A firefighter rescuing people from a burning building is not courageous or heroic?

How did you get that from my post? I mentioned a few example, but I don’t think I am required to write out every possible example of heroism to please every possible group. I certainly don’t limit it to those I gave, but they were the thrust of my post.

They are, and in a much more uncomplicated way. The firefighter, if he rescues people from a building, is a hero, full stop. The soldier, if he kills the enemy successfully, may not be a hero, if he’s fighting for the wrong side.

Soldier is nasty work. Sometimes it’s necessary, but it’s horrific, nasty work.

And if the Union or the Confederates had airpower they would have been bombing each others civillian factorys.

I think a comparison here is needed between the Civil War, WW1 and WW2 for the amount of civillians required to support the armies tail, before I would give the nod to those quoted individuals. I think that there is a difference between the three conflicts, in that while WW1/2 used automation to free up manpower for the front, the Union at least made heavy use of fresh immigrants to flesh out its forces, and according to others , the Union was never in full war economy.

If the above does not make sense I will try and clarify what i mean.

Declan

It seemed to me that you were implying that there could be no courage or heroism without war. I was pointing out an example of courage and heroism that wouldn’t require war.

If you wanted to argue that everyone who risks their life for the safety and security of others is heroic and should be admired, I’ll offer the counterexample of a hit man.

I think you win the “Least Applicable Counter-Example” Award.

Regards,
Shodan

I make a conscious effort not to respond immediately when someone makes a cogent argument, so that I have time to think about it and possibly alter my opinion or belief.
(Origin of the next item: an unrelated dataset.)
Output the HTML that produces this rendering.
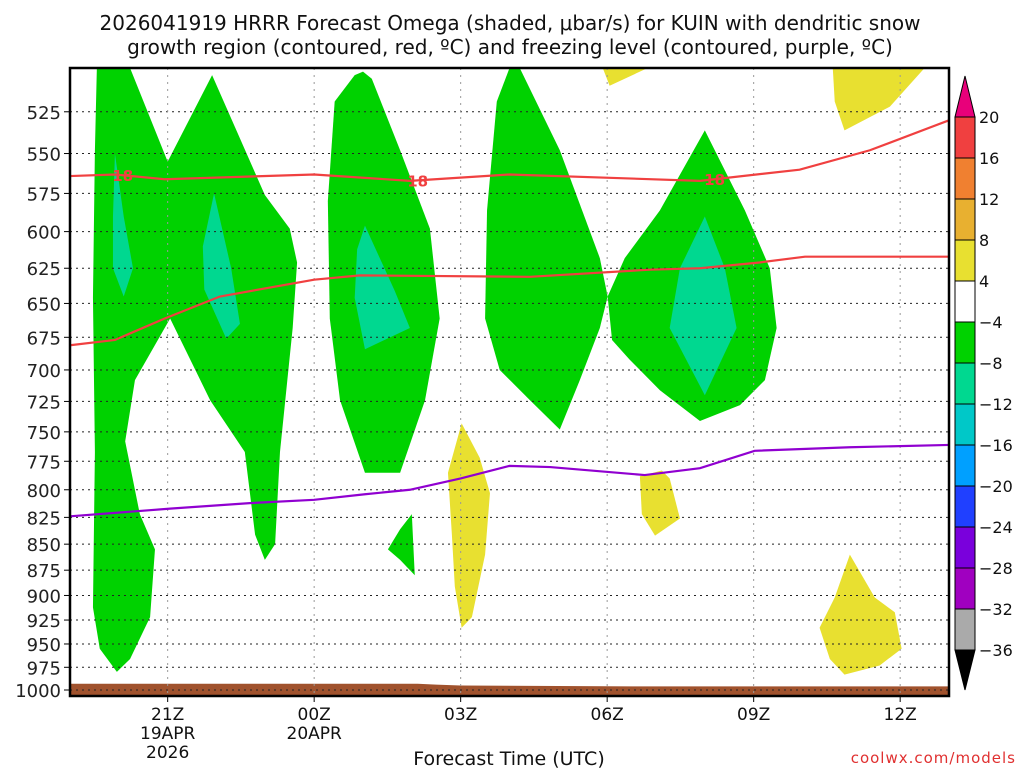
<!DOCTYPE html>
<html><head><meta charset="utf-8"><style>
body{margin:0;background:#fff;width:1024px;height:768px;overflow:hidden}
svg text{font-family:"DejaVu Sans","Liberation Sans",sans-serif}
</style></head><body>
<svg id="chart" width="1024" height="768" xmlns="http://www.w3.org/2000/svg">
<text x="510" y="30" font-size="20" text-anchor="middle" fill="#111">2026041919 HRRR Forecast Omega (shaded, μbar/s) for KUIN with dendritic snow</text>
<text x="510" y="54" font-size="20" text-anchor="middle" fill="#111">growth region (contoured, red, ºC) and freezing level (contoured, purple, ºC)</text>
<g id="plot"></g>
<g id="axes"></g>
<g id="cbar"></g>
<text x="509" y="765" font-size="19" text-anchor="middle" fill="#111">Forecast Time (UTC)</text>
<text x="1016" y="763" font-size="15" text-anchor="end" fill="#e03030" letter-spacing="1">coolwx.com/models</text>
</svg>
<script>
// x: hours since 19Z, y: pressure (hPa)
const pTicks=[525,550,575,600,625,650,675,700,725,750,775,800,825,850,875,900,925,950,975,1000];
const xTickHours=[2,5,8,11,14,17];
const xTickLabels=[["21Z","19APR","2026"],["00Z","20APR"],["03Z"],["06Z"],["09Z"],["12Z"]];
const greenAreas=[
 [[0.55,500],[1.23,500],[2.0,555],[2.91,504],[3.99,576],[4.5,598],[4.65,621],[4.56,668],[4.3,767],[4.2,850],[3.99,865],[3.79,841],[3.58,767],[2.87,724],[2.05,661],[1.33,708],[1.13,758],[1.43,822],[1.74,855],[1.64,922],[1.23,966],[0.96,980],[0.61,955],[0.47,912],[0.51,767],[0.47,646],[0.51,548]],
 [[5.83,504],[6.0,502],[6.18,506],[6.76,548],[7.37,598],[7.57,661],[7.27,724],[6.76,785],[6.04,785],[5.53,724],[5.32,661],[5.28,580],[5.42,519]],
 [[7.0,822],[7.06,880],[6.76,865],[6.51,855],[6.76,836]],
 [[9.0,500],[9.21,500],[10.03,548],[10.85,618],[11.01,645],[10.85,668],[10.44,708],[10.03,748],[9.42,724],[8.8,700],[8.5,661],[8.54,586],[8.74,519]],
 [[11.01,645],[11.36,618],[12.08,586],[13.0,536],[13.82,586],[14.33,625],[14.47,668],[14.23,708],[13.72,728],[12.9,741],[12.08,716],[11.46,692],[11.1,677]]
];
const tealAreas=[
 [[0.92,550],[1.1,590],[1.29,625],[1.1,645],[0.88,625],[0.88,590]],
 [[2.95,575],[3.3,625],[3.48,665],[3.2,676],[2.75,640],[2.72,610]],
 [[6.04,596],[6.65,641],[6.96,668],[6.04,684],[5.83,646],[5.88,612]],
 [[13.0,590],[13.41,625],[13.65,668],[13.0,720],[12.28,668],[12.49,625]]
];
const yellowAreas=[
 [[8.02,743],[8.39,772],[8.6,803],[8.5,860],[8.23,922],[8.02,933],[7.88,891],[7.82,841],[7.74,785]],
 [[11.67,788],[12.12,783],[12.28,790],[12.49,826],[11.98,842],[11.71,822]],
 [[15.97,860],[16.48,902],[16.89,917],[17.03,955],[16.58,973],[15.86,983],[15.56,966],[15.35,933],[15.66,902]],
 [[10.91,500],[11.83,500],[11.05,510]],
 [[15.62,500],[17.5,500],[16.79,522],[15.86,536],[15.66,519]]
];
const redTopHours=[0,0.92,1.94,5.0,6.96,9.0,12.9,14.94,16.38,18];
const redTopP=[564,563,566,563,567,563,567,560,548,530];
const redTopLabelHours=[1.08,7.12,13.2];
const redLowHours=[0,0.92,1.94,3.07,5.0,5.94,9.42,11.87,12.9,14.12,15.05,18];
const redLowP=[681,677,661,645,633,630,631,626,625,621,617,617];
const purpleHours=[0,2.05,3.68,5.0,6.04,6.96,8.0,9.0,9.83,11.77,12.9,14.02,15.97,18];
const purpleP=[824,817,812,809,804,800,790,779,780,787,781,766,763,761];
const groundHours=[0,7.12,7.5,8.0,11.5,14.9,18];
const groundP=[993,993,994,995,996,996,996];
const cbLevels=[20,16,12,8,4,-4,-8,-12,-16,-20,-24,-28,-32,-36];
const cbColors=["#f04040","#f08030","#e8b030","#e8e030","#ffffff","#00d200","#00d890","#00c8c8","#00a0ff","#2040ff","#7a00dc","#a000c0","#aaaaaa"];

const X0=70,X1=949,Y0=68,Y1=696,H0=0,H1=18,P0=500,P1=1006.7;
const xs=h=>X0+(h-H0)/(H1-H0)*(X1-X0);
const ys=p=>Y0+Math.log(p/P0)/Math.log(P1/P0)*(Y1-Y0);
const NS="http://www.w3.org/2000/svg";
function mk(tag,parent,attrs){const e=document.createElementNS(NS,tag);for(const k in attrs)e.setAttribute(k,attrs[k]);parent.appendChild(e);return e;}
const plot=document.getElementById('plot'),axes=document.getElementById('axes'),cbar=document.getElementById('cbar');
mk('defs',plot,{}).innerHTML='<clipPath id="clip"><rect x="70" y="68" width="879" height="628"/></clipPath>';
const g=mk('g',plot,{'clip-path':'url(#clip)'});
const pts=a=>a.map(d=>xs(d[0])+','+ys(d[1])).join(' ');
function areas(list,color,name){list.forEach((a)=>{const e=mk('polygon',g,{points:pts(a),fill:color});

});}
areas(greenAreas,'#00d200','omega-area-minus4');
areas(tealAreas,'#00d890','omega-area-minus8');
areas(yellowAreas,'#e8e030','omega-area-plus4');
// ground
let gp=groundHours.map((h,i)=>[h,groundP[i]]);gp=gp.concat([[18,1020],[0,1020]]);
const gr=mk('polygon',g,{points:pts(gp),fill:'#a0522d'});


// grid
pTicks.forEach(p=>{const l=mk('line',g,{x1:X0,x2:X1,y1:ys(p),y2:ys(p),stroke:'#222','stroke-width':1,'stroke-dasharray':'2,4'});

});
xTickHours.forEach(h=>{const l=mk('line',g,{x1:xs(h),x2:xs(h),y1:Y0,y2:Y1,stroke:'#999','stroke-width':1,'stroke-dasharray':'2,5'});

});
function line(hs,ps,color,name){const e=mk('polyline',g,{points:hs.map((h,i)=>xs(h)+','+ys(ps[i])).join(' '),fill:'none',stroke:color,'stroke-width':2.2});

}
line(redTopHours,redTopP,'#f04040','dgz-contour-upper');
line(redLowHours,redLowP,'#f04040','dgz-contour-lower');
line(purpleHours,purpleP,'#9000d0','freezing-level-line');
function interp(hs,ps,h){for(let i=0;i<hs.length-1;i++)if(h>=hs[i]&&h<=hs[i+1])return ps[i]+(ps[i+1]-ps[i])*(h-hs[i])/(hs[i+1]-hs[i]);return ps[0];}
redTopLabelHours.forEach(h=>{const x=xs(h),y=ys(interp(redTopHours,redTopP,h));
const t=mk('text',g,{x:x,y:y+6,'font-size':15,'font-weight':'bold','text-anchor':'middle',fill:'#f04040'});t.textContent='18';

});
// frame
const fr=mk('rect',axes,{x:X0,y:Y0,width:X1-X0,height:Y1-Y0,fill:'none',stroke:'#000','stroke-width':2.5});


pTicks.forEach(p=>{mk('line',axes,{x1:X0-6,x2:X0,y1:ys(p),y2:ys(p),stroke:'#000'});
const t=mk('text',axes,{x:X0-9,y:ys(p)+7,'font-size':18,'text-anchor':'end',fill:'#222'});t.textContent=p;

});
xTickHours.forEach((h,i)=>{mk('line',axes,{x1:xs(h),x2:xs(h),y1:Y1,y2:Y1+6,stroke:'#000'});
xTickLabels[i].forEach((s,j)=>{const t=mk('text',axes,{x:xs(h),y:Y1+24+j*19,'font-size':17,'text-anchor':'middle',fill:'#111'});t.textContent=s;

});});
// colorbar
const CX=955,CW=20,CT=117,CS=(650-117)/(cbLevels.length-1);
cbColors.forEach((c,i)=>{const r=mk('rect',cbar,{x:CX,y:CT+i*CS,width:CW,height:CS,fill:c,stroke:'#000','stroke-width':1});

});
mk('polygon',cbar,{points:`${CX},${CT} ${CX+CW},${CT} ${CX+CW/2},76`,fill:'#e8007a',stroke:'#000'});
mk('polygon',cbar,{points:`${CX},650 ${CX+CW},650 ${CX+CW/2},690`,fill:'#000',stroke:'#000'});
cbLevels.forEach((v,i)=>{const t=mk('text',cbar,{x:979,y:CT+i*CS+6,'font-size':16,fill:'#111'});t.textContent=(v<0?'\u2212'+(-v):v);

});
</script>
</body></html>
When you see me responding immediately to what someone has said, it’s either because I have my hackles up and I’m replying out of some sort of need for emotional catharsis, or because the argument was so poor that I feel no need to think on it. I leave it as an exercise for the reader to guess for which of these two your posting qualified.

I have been reading people’s responses with avid interest. You may be sure that if and when I feel the need to challenge someone’s position so that I might better convince myself of its correctness (or dispel any lurking sympathy for it), I will do so.

…in Da Nang all we had sometimes were hackles…

With all the shit you’ve been taking, I wanna take the time to call this out as an especially reasonable attitude to take in any debate. Would that more people took it.

Hackles?

Luxury.

In the Kybher Pass, we used to dream about hackles.

This. Toss in the Assyrians and the first Emperor of China, for that matter. The idea was to completely crush the enemy, and in some cases (Carthage) salt the land and drive them into extinction.

And see them driven before you.

And hear the lamentation of their women…

-XT

What? Hear the lamentations of their women? You didn’t tell us that…

No, don’t go pointing to the orders. What part of us being a horde of illiterate barbarians did you not understand? If you want us to know what your plans are, you have to put it on the agenda for the pre-sack briefing.

Anyway, what’s done is done. We killed all the women.

Yes, and the children.

We saved the livestock though. Will you settle for hearing the lamentations of their sheep?

looks sheepish

You need to do it in an Austrian accent too…

(that’s what all the real, proper barbarians use these days. As for the sheep…well, I’ll leave what to do about them to your own imagination…)

-XT

Somewhere on the Steppe in Mongolia a loud spinning sound can be heard.

You spend your life pillaging the entire known world, and then your best line gets paraphrased by some kraut in a banana hammock who takes all credit :slight_smile:

Not strictly true. Sherman did not employ the entire civilian population in war industries, he did not kill indiscriminately. He made war on property, which is one element of total war. In spirit it was much more like a mediaeval Chevauchée than total war.

As an aside, it’s interesting how much complaint his destruction of property, but only limited killing, generated among people who were quite happy to praise the property-destroying raids of their own cavalry commanders, and killing in warfare.